ジオランダー CV G058の発売サイズは165/60R15 77H~245/50R20 102Vの32サイズ
ジオランダー CV G058では、トレッドパターンにサイプによるエッジ効果を高めた独自の「サイプベースパターン」をはじめ、耐偏摩耗性能に寄与するとともにウェット路面や急な降雪時でも優れたトラクションを発揮する「2-3Dコンビネーションサイプ」、優れたトラクションと耐ハイドロプレーニング性能を両立させた「4コンビネーショングルーブ」などを採用。さらに耳障りな音域のパターンノイズを低減する「5ピッチ・バリエーション」、ウェットや降雪時など低温域の路面を含むさまざまな路面状況で安定感ある走りに貢献する専用コンパウンドなどを採用する
安全性や静粛性といったハイウェイテレーンタイヤとしての基本性能を高めながら、耐摩耗性能や低燃費性能にも配慮してトータル性能を向上させ、さらに急な降雪時でも走行可能な「M+S(マッド&スノー)」規格に対応

 これらにより、従来品のG055と比較してウェットでの制動性能と操縦安定性がそれぞれ12%、13%向上したほか、50km/h時のロードノイズを34%低減、80km/h時のパターンノイズを9%低減(ともに騒音エネルギー低減率)、突起乗り越し時のタイヤ上下軸力を7%低減することができたという。

ソフトな乗り心地と際立つ静粛性

 あえてブルーアースと同時にジオランダーブランドからM+Sとしてリリースしたからには、それなりにM+Sとして想定するシチュエーションは走れて当然という前提で、今回はオンロードを主体に試乗した。装着車両はトヨタ「RAV4」の、トルクベクタリング機構を持つアドベンチャーではなく標準グレード。純正サイズの225/65R17 102Hゆえ、やや高めのハイトとなる。

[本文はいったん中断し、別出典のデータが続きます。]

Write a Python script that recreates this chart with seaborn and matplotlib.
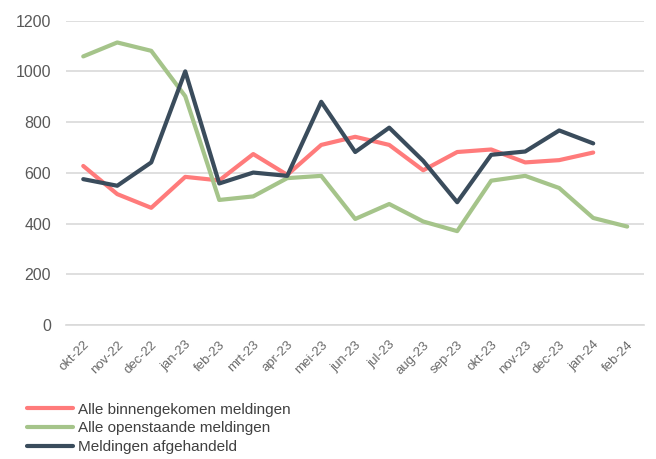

 現代的でスタイリッシュなルックスは、舗装路が主体であることは明らかながらも、ジオランダーの一員としての面影も見て取れる。見た目だけで言うならば、たとえばRAV4や日産「エクストレイル」、三菱自動車「アウトランダー」などにはG058が似合うのに対し、マツダ「CX-5」やトヨタ「ハリアー」あたりの都市型ならブルーアースのほうが似合いそう、といったニュアンスとご理解いただければよいかと思う。

 ブロックを触ってみたところ、見た目からイメージするよりも柔らかかった。その柔らかさも効いて、まず都内の一般道を走った第一印象としては、思ったよりもずっと快適であった。ソフトな乗り心地に加えて、静粛性にも優れることがうかがえた。

 高速道路でも乗り心地のよい印象は変わらず。それでいて、これだけ乗り心地がよいともっとフラつくのではないかと予想していたのにそんなこともない。なにより際立って感じられたのが静粛性の高さだ。やはり34%も低減したというロードノイズの小ささはハンパではない。車速を上げたときのサー音もあまり気にならない。ジオランダーとしての性能を持ちながら、これほど乗り心地がよく静かで快適だったら申し分ない。

 さらには、路面の継ぎ目を乗り越えたときの衝撃と音の小ささも印象的だった。よい意味でM+Sらしい当たりの柔らかさがあり、路面からの入力を巧く包み込んでくれるかのような優しさを感じる。

 RAV4のクルマ自体の完成度の高さも手伝ってのことだろうが、動きは穏やかながら微舵の領域からリニアな応答があり、ステアリングを戻した際のヨーの収束も揺り戻しが小さく、穏やかでも動きには一体感があるので、修正舵が少なくてすむ。おかげで意のままに操れてリラックスして乗れる。

 ワインディングを走っても、しなやかな中にもしっかり感があり、ほどよくマイルドな動きも心地よく、走りやすいことに変わりはない。さらには小石や砂の浮いた未舗装路に行くと、さすがはジオランダー。サマータイヤならもっとガツガツ来そうな路面でも入力が丸められて衝撃があまり伝わってこないし、やはりサマータイヤとは少し異なるグリップを身につけている。

 このようにG058は、M+S規格ながらM+Sの既成概念を打破する快適性を実現していた。休日には少し羽を伸ばして未舗装路も走るような使い方をするユーザーにとって、この絶妙な乗り心地や優れた静粛性は大きな恩恵をもたらすことに違いない。